An old, venerable sadhu (hermit) had returned to his village after a decade of tapasya (penance) in the sacred 'devabhoomi' in the Himalayas. In the evenings, village folks would gather around him to hear him speak. Whenever the sadhu was asked to describe the devabhoomi, or when one wanted to go on a tirthyatra (pilgrimage) to the devabhoomi and sought directions, the sadhu would say,
'Jahan aaye bhakti mein jwar |
Wohi bhoomi hai Haridwar ||’
The short anecdote brings out the spirit of the ancient city of Haridwar. The city is associated as the Gateway to both Lord Shiva and Lord Vishnu, as ‘Hardwar’ and ‘Haridwar’ respectively. Haridwar is also rightfully called ‘Gangadwar’, as the holy river Ganga which flows down the Himalayas, enters the plains at Haridwar and spreads over the northern plains. It is among the seven sacred cities of Hindu culture in India. Hardiwar is also one of the four venues in the country for the Kumbh Mela and Ardh Kumbh Mela, held every twelve and six years respectively. Haridwar is known for its temples, bathing ghats and tanks. Essentially a religious centre, Haridwar is also known as a centre of herbal medicine, and traditional studies at Gurukul Kangri and today, Haridwar is a bustling urban centre of the new state of Uttarakhand.

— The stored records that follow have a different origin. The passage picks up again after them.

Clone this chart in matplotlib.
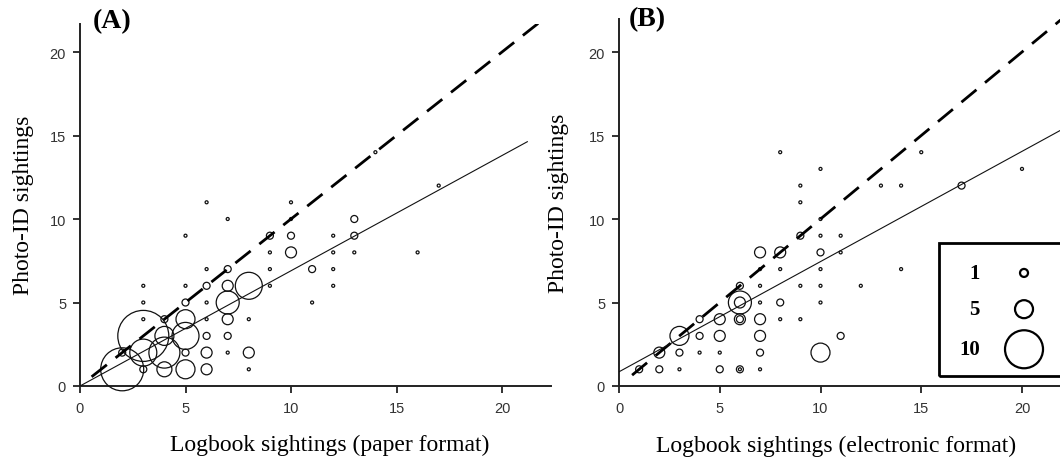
import numpy as np
import matplotlib
matplotlib.use('Agg')
import matplotlib.pyplot as plt
from matplotlib.patches import Rectangle

# panel A: logbook (paper) vs photo-ID, n = number of individuals at that point
a_x = [2, 2, 3, 3, 3, 3, 3, 3,
       4, 4, 4, 4,
       5, 5, 5, 5, 5, 5, 5,
       6, 6, 6, 6, 6, 6, 6, 6,
       7, 7, 7, 7, 7, 7, 7,
       8, 8, 8, 8,
       9, 9, 9, 9,
       10, 10, 10, 10,
       11, 11,
       12, 12, 12, 12,
       13, 13, 13,
       14, 16, 17]
a_y = [1, 2, 1, 2, 3, 4, 5, 6,
       1, 2, 3, 4,
       1, 2, 3, 4, 5, 6, 9,
       1, 2, 3, 4, 5, 6, 7, 11,
       2, 3, 4, 5, 6, 7, 10,
       1, 2, 4, 6,
       6, 7, 8, 9,
       8, 9, 10, 11,
       5, 7,
       6, 7, 8, 9,
       8, 9, 10,
       14, 8, 12]
a_n = [11, 2, 2, 7, 13, 1, 1, 1,
       4, 8, 5, 2,
       5, 2, 7, 5, 2, 1, 1,
       3, 3, 2, 1, 1, 2, 1, 1,
       1, 2, 3, 6, 3, 2, 1,
       1, 3, 1, 7,
       1, 1, 1, 2,
       3, 2, 1, 1,
       1, 2,
       1, 1, 1, 1,
       1, 2, 2,
       1, 1, 1]

# panel B: logbook (electronic) vs photo-ID
b_x = [1, 2, 2, 3, 3, 3, 4, 4, 4,
       5, 5, 5, 5,
       6, 6, 6, 6, 6, 6, 6,
       7, 7, 7, 7, 7, 7, 7, 7,
       8, 8, 8, 8, 8,
       9, 9, 9, 9, 9,
       10, 10, 10, 10, 10, 10, 10, 10,
       11, 11, 11,
       12, 13, 14, 14, 15, 17, 20]
b_y = [1, 1, 2, 1, 2, 3, 2, 3, 4,
       1, 2, 3, 4,
       1, 1, 4, 4, 5, 5, 6,
       1, 2, 3, 4, 5, 6, 7, 8,
       4, 5, 7, 8, 14,
       4, 6, 9, 11, 12,
       2, 5, 6, 7, 8, 9, 10, 13,
       3, 8, 9,
       6, 12, 7, 12, 14, 12, 13]
b_n = [2, 2, 3, 1, 2, 5, 1, 2, 2,
       2, 1, 3, 3,
       2, 1, 3, 2, 6, 3, 2,
       1, 2, 3, 3, 1, 1, 1, 3,
       1, 2, 1, 3, 1,
       1, 1, 2, 1, 1,
       5, 1, 1, 1, 2, 1, 1, 1,
       2, 1, 1,
       1, 1, 1, 1, 1, 2, 1]

# fitted lines: (intercept, slope, x start, x end)
a_fit = (0.0, 0.69, 0.0, 21.2)
b_fit = (0.85, 0.66, 0.0, 22.5)
a_one = (0.55, 22.5)
b_one = (0.65, 22.5)

legend_counts = ['1', '5', '10']
legend_px = [8, 18, 38]

PX = 0.72  # points per pixel at dpi 100


def bubble(n):
    d = 4.0 * np.asarray(n, dtype=float) - 1.0
    return (d * PX) ** 2


def style(ax, xmax, ymax):
    ax.set_xlim(0, xmax)
    ax.set_ylim(0, ymax)
    for s in ['top', 'right']:
        ax.spines[s].set_visible(False)
    for s in ['left', 'bottom']:
        ax.spines[s].set_linewidth(1.4)
        ax.spines[s].set_color('#222222')
    ax.set_xticks([0, 5, 10, 15, 20])
    ax.set_yticks([0, 5, 10, 15, 20])
    ax.tick_params(direction='out', length=5, width=1.3, color='#222222',
                   labelsize=10.5, labelcolor='#333333')
    ax.tick_params(axis='x', pad=6)
    ax.tick_params(axis='y', pad=5)
    for lab in ax.get_xticklabels() + ax.get_yticklabels():
        lab.set_fontfamily('Liberation Sans')


fig = plt.figure(figsize=(10.6, 4.6), dpi=100)

axA = fig.add_axes([80 / 1060, 73 / 460, 22.3 * 21.1 / 1060, 21.7 * 16.7 / 460])
axB = fig.add_axes([619 / 1060, 73 / 460, 22.5 * 20.15 / 1060, 22.0 * 16.7 / 460])
style(axA, 22.3, 21.7)
style(axB, 22.5, 22.0)

for ax, xs, ys, ns, fit, one in [(axA, a_x, a_y, a_n, a_fit, a_one),
                                 (axB, b_x, b_y, b_n, b_fit, b_one)]:
    ax.scatter(xs, ys, s=bubble(ns), facecolors='none', edgecolors='#111111',
               linewidths=0.9, clip_on=False, zorder=3)
    lx = np.array(one)
    ax.plot(lx, lx, color='black', linewidth=2.0, dashes=(7, 4), zorder=4)
    fx = np.array(fit[2:])
    ax.plot(fx, fit[0] + fit[1] * fx, color='#111111', linewidth=0.8, zorder=4)

serif = 'Liberation Serif'
axA.set_xlabel('Logbook sightings (paper format)', fontsize=17, family=serif)
axB.set_xlabel('Logbook sightings (electronic format)', fontsize=17, family=serif)
axA.set_ylabel('Photo-ID sightings', fontsize=17, family=serif)
axB.set_ylabel('Photo-ID sightings', fontsize=17, family=serif)
axA.xaxis.set_label_coords(0.53, -0.133)
axB.xaxis.set_label_coords(0.479, -0.133)
axA.yaxis.set_label_coords(-0.098, 0.5)
axB.yaxis.set_label_coords(-0.11, 0.5)

fig.text(93 / 1060, 1 - 22 / 460, '(A)', fontsize=20, fontweight='bold',
         family=serif, ha='left', va='center')
fig.text(629 / 1060, 1 - 20 / 460, '(B)', fontsize=20, fontweight='bold',
         family=serif, ha='left', va='center')

# size legend box inside panel B (runs off the right edge)
axB.add_patch(Rectangle((15.9, 0.6), 8.0, 7.95, fill=False, linewidth=2.0,
                        edgecolor='black', clip_on=False, zorder=5))
leg_y = [6.77, 4.6, 2.2]
for lab, d, yy in zip(legend_counts, legend_px, leg_y):
    axB.text(17.9, yy, lab, fontsize=15, fontweight='bold', family=serif,
             ha='right', va='center', zorder=6)
    axB.scatter([20.1], [yy], s=(d * PX) ** 2, facecolors='none',
                edgecolors='black', linewidths=1.6, clip_on=False, zorder=6)

fig.savefig('out.png', dpi=100)
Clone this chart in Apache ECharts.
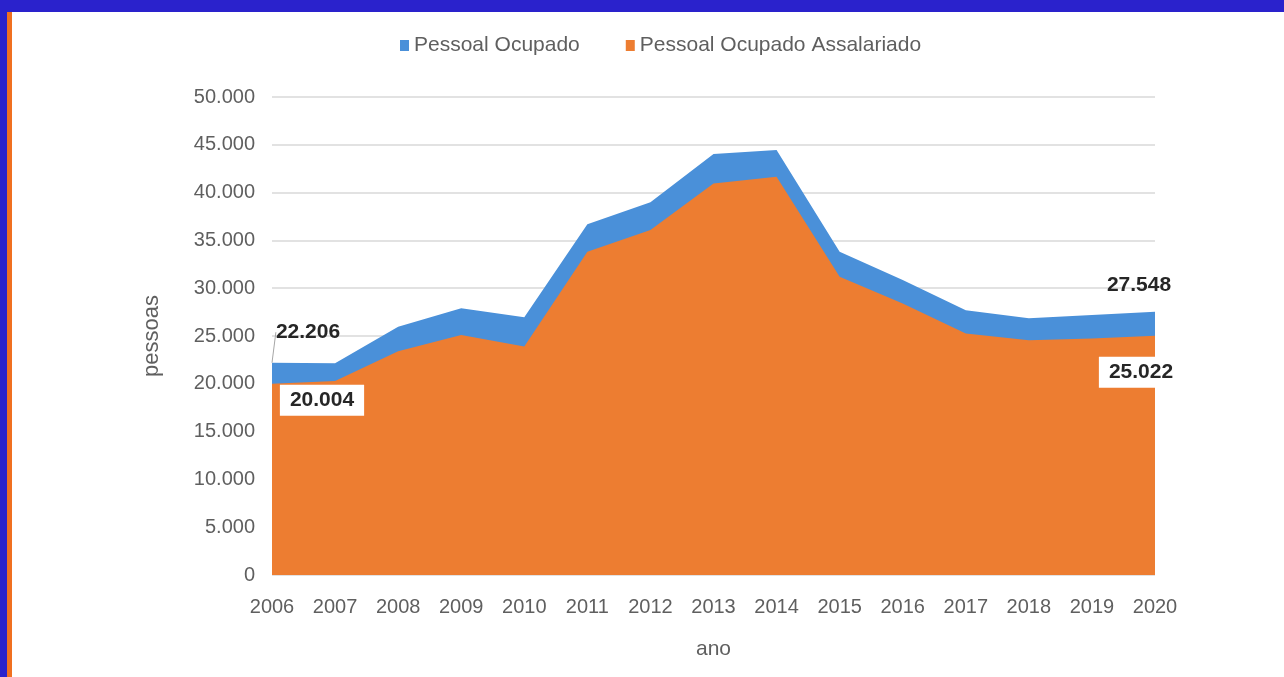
<!DOCTYPE html>
<html>
<head>
<meta charset="utf-8">
<script src="https://cdn.jsdelivr.net/npm/echarts@6/dist/echarts.min.js"></script>
<style>
  html, body { margin: 0; padding: 0; background: #fff; }
  #frameTop { position: absolute; left: 0; top: 0; width: 1284px; height: 12px; background: #2a22cc; }
  #frameLeft { position: absolute; left: 0; top: 0; width: 7px; height: 677px; background: #2a22cc; }
  #frameLeft2 { position: absolute; left: 7px; top: 12px; width: 5px; height: 665px; background: #f07020; }
  #chart { position: absolute; left: 0; top: 0; width: 1284px; height: 677px; }
</style>
</head>
<body>
<div id="frameTop"></div>
<div id="frameLeft"></div>
<div id="frameLeft2"></div>
<div id="chart"></div>
<script>
// anos
const anos = ['2006', '2007', '2008', '2009', '2010', '2011', '2012', '2013', '2014', '2015', '2016', '2017', '2018', '2019', '2020'];

// Pessoal Ocupado (total)
const pessoalOcupado = [22206, 22150, 25970, 27900, 26950, 36700, 39000, 44050, 44450, 33800, 30850, 27700, 26850, 27200, 27548];

// Pessoal Ocupado Assalariado
const pessoalAssalariado = [20004, 20300, 23400, 25100, 23900, 33800, 36100, 40950, 41650, 31200, 28400, 25250, 24550, 24750, 25022];

const nomes = ['Pessoal Ocupado', 'Pessoal Ocupado Assalariado'];

// formato pt-BR: 50.000
function fmt(v) {
    return String(Math.round(v)).replace(/\B(?=(\d{3})+(?!\d))/g, '.');
}

const chart = echarts.init(document.getElementById('chart'));

const labelBase = {
    show: true,
    fontFamily: 'Liberation Sans',
    fontSize: 21,
    fontWeight: 'bold',
    color: '#262626',
    formatter: p => fmt(p.value)
};

const last = anos.length - 1;

const dadosTotal = pessoalOcupado.map((v, i) => {
    if (i === 0) {
        return { value: v, label: Object.assign({}, labelBase, { position: 'top' }) };
    }
    if (i === last) {
        return { value: v, label: Object.assign({}, labelBase, { position: 'top' }),
                 labelLine: { show: false } };
    }
    return v;
});

const dadosAssal = pessoalAssalariado.map((v, i) => {
    const box = { backgroundColor: '#fff', padding: [5, 10, 5, 10] };
    if (i === 0) {
        return { value: v, label: Object.assign({}, labelBase, box, { position: 'bottom', offset: [50, -4] }) };
    }
    if (i === last) {
        return { value: v, label: Object.assign({}, labelBase, box, { position: 'bottom', offset: [-14, 16] }) };
    }
    return v;
});

const option = {
    animation: false,
    textStyle: { fontFamily: 'Liberation Sans' },
    legend: {
        top: 30,
        left: 395,
        itemWidth: 9,
        itemHeight: 11,
        itemGap: 46,
        textStyle: { color: '#5f5f5f', fontSize: 21 },
        data: [
            { name: nomes[0], icon: 'rect' },
            { name: nomes[1], icon: 'rect' }
        ]
    },
    grid: {
        left: 272,
        right: 129,
        top: 97,
        bottom: 102
    },
    xAxis: {
        type: 'category',
        data: anos,
        boundaryGap: false,
        name: 'ano',
        nameLocation: 'middle',
        nameGap: 64,
        nameTextStyle: { color: '#5f5f5f', fontSize: 21 },
        axisLine: { show: false },
        axisTick: { show: false },
        axisLabel: { color: '#5f5f5f', fontSize: 20, margin: 22 }
    },
    yAxis: {
        type: 'value',
        min: 0,
        max: 50000,
        interval: 5000,
        name: 'pessoas',
        nameLocation: 'middle',
        nameGap: 109,
        nameTextStyle: { color: '#5f5f5f', fontSize: 22 },
        axisLine: { show: false },
        axisTick: { show: false },
        axisLabel: { color: '#5f5f5f', fontSize: 20, margin: 17, formatter: fmt },
        splitLine: { lineStyle: { color: '#e2e2e2', width: 2 } }
    },
    series: [
        {
            name: nomes[0],
            type: 'line',
            data: dadosTotal,
            symbol: 'circle',
            symbolSize: 0,
            showSymbol: true,
            color: '#4a90d9',
            lineStyle: { width: 0 },
            areaStyle: { color: '#4a90d9', opacity: 1 },
            labelLayout: function (p) {
                if (p.dataIndex === 0) return { dx: 36, dy: -15 };
                if (p.dataIndex === last) return { dx: -16, dy: -11 };
                return {};
            },
            labelLine: { show: true, length2: 0, lineStyle: { color: '#a6a6a6', width: 1 } },
            z: 2
        },
        {
            name: nomes[1],
            type: 'line',
            data: dadosAssal,
            symbol: 'circle',
            symbolSize: 0,
            showSymbol: true,
            color: '#ed7d31',
            lineStyle: { width: 0 },
            areaStyle: { color: '#ed7d31', opacity: 1 },
            z: 3
        }
    ]
};

chart.setOption(option);
</script>
</body>
</html>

Haridwar stands as the gateway to the four pilgrimages of Uttarakhand. Pilgrims start their journey to four significant pilgrimage centres – Badrinath, Kedarnath, Gangotri and Yamunotri, from Haridwar after taking the holy dip in the Ganga at the most revered location, Brahmkund at Har-Ki-Pauri.
Haridwar town is the headquarters of Haridwar District. Haridwar district comprises of three tehsils namely Roorkee, Haridwar and Laskar. It has six development blocks, which are Bhagwanpur, Roorkee, Narsan, Bahadra bad, Laksar and Khanpur.